Labor unions are organizations of workers through which workers collectively bargain with their employer(s) over wages, fringe benefits, working conditions and other ingredients of employment contracts.
Labor unions tend to support candidates from the Democratic Party more than they support Republicans, and “liberals” are thought to be the ones who would acknowledge socially productive activities by unions.
A supposedly conservative view is that, with the help of special legal exemptions from antitrust laws and their ability to put workers on strike, labor unions harm economic efficiency by restraining competition in the labor market. From this perspective, unions are harmful because, among other things, they interrupt production with strikes, waste resources with “featherbedding” rules that require employers to hire employees for useless or nonexistent tasks and ultimately reduce employment by forcing employers to pay high wages.
Professor Coase, who died on Labor Day at age 102, explained how the legal assignment of property rights might not be that important for determining how resources are used in the economy. His idea became known as “The Coase Theorem,” and he received the Nobel Memorial Prize in Economic Science in 1991.
Although Professor Coase was supposedly conservative (he resisted this label, but the University of Virginia urged him and other economists they deemed to be conservative to leave), his conclusions arguably support many of the liberal views of unions.
Professor Coase’s property rights logic suggests that reassignment of ownership of some production processes and decisions from owners and management to workers – as is often the case under union-negotiated contracts – should not significantly change how businesses are run.

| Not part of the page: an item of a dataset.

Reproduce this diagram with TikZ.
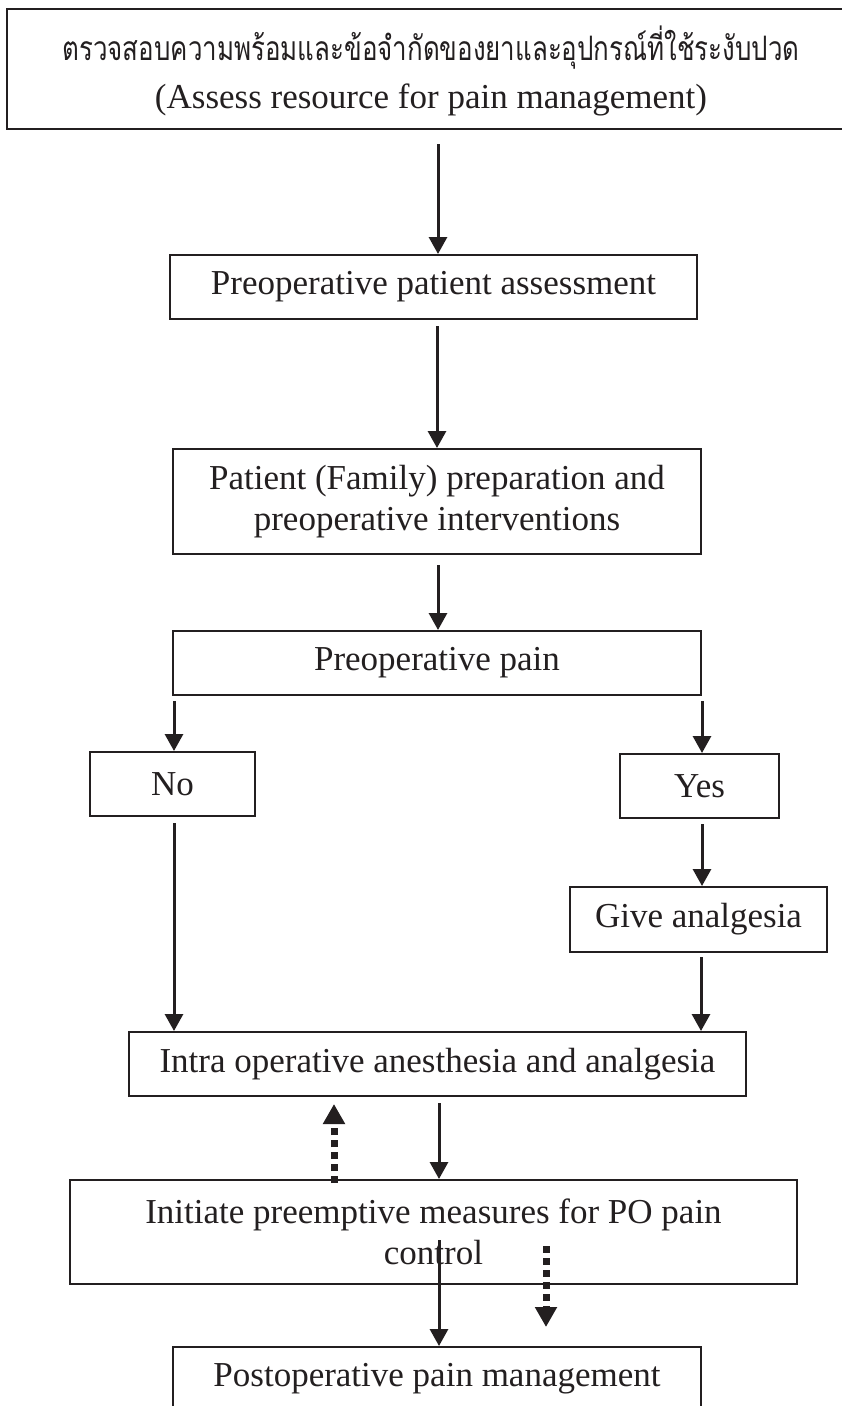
\documentclass[tikz,border=0pt]{standalone}
\usepackage{fontspec}
\setmainfont{Liberation Serif}
\newfontfamily\thaifont[Script=Thai]{Loma}
\usetikzlibrary{arrows.meta}
\definecolor{ink}{HTML}{231F20}
\begin{document}
\begin{tikzpicture}[x=1pt,y=-1pt,
  box/.style={draw=ink, line width=2pt, inner sep=0pt, align=center, text=ink, font=\fontsize{35}{41}\selectfont},
  txt/.style={inner sep=0pt, text=ink, font=\fontsize{35}{41}\selectfont},
  arr/.style={draw=ink, line width=3pt, -{Triangle[width=18pt,length=17pt]}},
  darr/.style={draw=ink, line width=7pt, dash pattern=on 7pt off 5pt, -{Triangle[width=21pt,length=20pt]}}]
\useasboundingbox (0,0) rectangle (842,1406);
\clip (0,0) rectangle (842,1406);
\fill[white] (0,0) rectangle (842,1406);

% boxes
\node[box, minimum width=840pt, minimum height=120pt] (top) at (427,69) {};
\node[txt, anchor=base] (topthai) at (431,60) {\resizebox{737pt}{!}{\scalebox{1}[1.3]{\thaifont ตรวจสอบความพร้อมและข้อจำกัดของยาและอุปกรณ์ที่ใช้ระงับปวด}}};
\node[txt, anchor=base] (topeng) at (431,108) {(Assess resource for pain management)};

\node[box, minimum width=527pt, minimum height=64pt] (assess) at (433.5,287) {Preoperative patient assessment};
\node[box, minimum width=528pt, minimum height=105pt] (prep) at (437,501.5) {Patient (Family) preparation and\\preoperative interventions};
\node[box, minimum width=528pt, minimum height=64pt] (pain) at (437,663) {Preoperative pain};
\node[box, minimum width=165pt, minimum height=64pt] (no) at (172.5,784) {No};
\node[box, minimum width=159pt, minimum height=64pt] (yes) at (699.5,786) {Yes};
\node[box, minimum width=257pt, minimum height=65pt] (give) at (698.5,919.5) {Give analgesia};
\node[box, minimum width=617pt, minimum height=64pt] (intra) at (437.5,1064) {Intra operative anesthesia and analgesia};
\node[box, minimum width=727pt, minimum height=104pt] (init) at (433.5,1232) {Initiate preemptive measures for PO pain\\control};
\node[box, minimum width=528pt, minimum height=64pt] (post) at (437,1379) {Postoperative pain management};

% x positions of connectors
\coordinate (xa) at (438,0);
\coordinate (xb) at (437,0);
\coordinate (xno) at (174,0);
\coordinate (xyes) at (702,0);
\coordinate (xgive) at (701,0);
\coordinate (xc) at (439,0);
\coordinate (xdu) at (334,0);
\coordinate (xdd) at (546,0);

% connectors
\draw[arr, shorten <=14pt] (top.south -| xa) -- (assess.north -| xa);
\draw[arr, shorten <=6pt] (assess.south -| xb) -- (prep.north -| xb);
\draw[arr, shorten <=10pt] (prep.south -| xa) -- (pain.north -| xa);
\draw[arr, shorten <=5pt] (pain.south -| xno) -- (no.north -| xno);
\draw[arr, shorten <=5pt] (pain.south -| xyes) -- (yes.north -| xyes);
\draw[arr, shorten <=6pt] (no.south -| xno) -- (intra.north -| xno);
\draw[arr, shorten <=5pt] (yes.south -| xyes) -- (give.north -| xyes);
\draw[arr, shorten <=4pt] (give.south -| xgive) -- (intra.north -| xgive);
\draw[arr, shorten <=6pt] (intra.south -| xc) -- (init.north -| xc);
\draw[darr, shorten <=-4pt, shorten >=7pt] (init.north -| xdu) -- (intra.south -| xdu);
\draw[arr, shorten <=61pt] (init.north -| xc) -- (post.north -| xc);
\draw[darr, shorten <=67pt, shorten >=19pt] (init.north -| xdd) -- (post.north -| xdd);
\end{tikzpicture}
\end{document}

That means that unions should avoid strikes and oppose featherbedding and for the same economic reasons that union-free shops do. Union wage demands would not reduce employment, at least in the short run.
In this “bargaining” view, unions would achieve efficient outcomes by bargaining over many aspects of the employment relationship, and not just salaries. A bargaining union would not accept featherbedding, for example, but instead would offer to give up featherbedding in exchange for something else (perhaps cash, or the creation of an additional productive position), because the featherbedding costs the employer more than it benefits the union members. If unions do too much to shrink the size of the economic pie, it’s difficult for them to enhance the lives of their members. Indeed, reasoning like Professor Coase’s had, in the union context, already been examined by labor economists like Wassily Leontief at Harvard.
The important difference between economic approaches to labor unions is not liberal versus conservative but “monopoly” versus “bargaining.” Milton Friedman took the monopoly view when he looked at the American Medical Association, which he understood as a union of medical doctors that restrains competition. Robert Barro took the bargaining view in his argument against Keynesian interpretations of wage rigidities.
Although it does not mention the Coase Theorem, “What Do Unions Do?” by Prof. Richard Freeman and Prof. James Medoff offers the most vivid explanations of the productivity consequences of unions. Strikes and featherbedding are rare in unionized industries. More typically, they said, unions enhance productivity by, among other things, reducing turnover and supporting training programs that make workers more productive.
One can argue whether it makes sense to give special legal protection to labor unions, but Ronald Coase’s results remind us that it is easy to exaggerate the consequences of those provisions.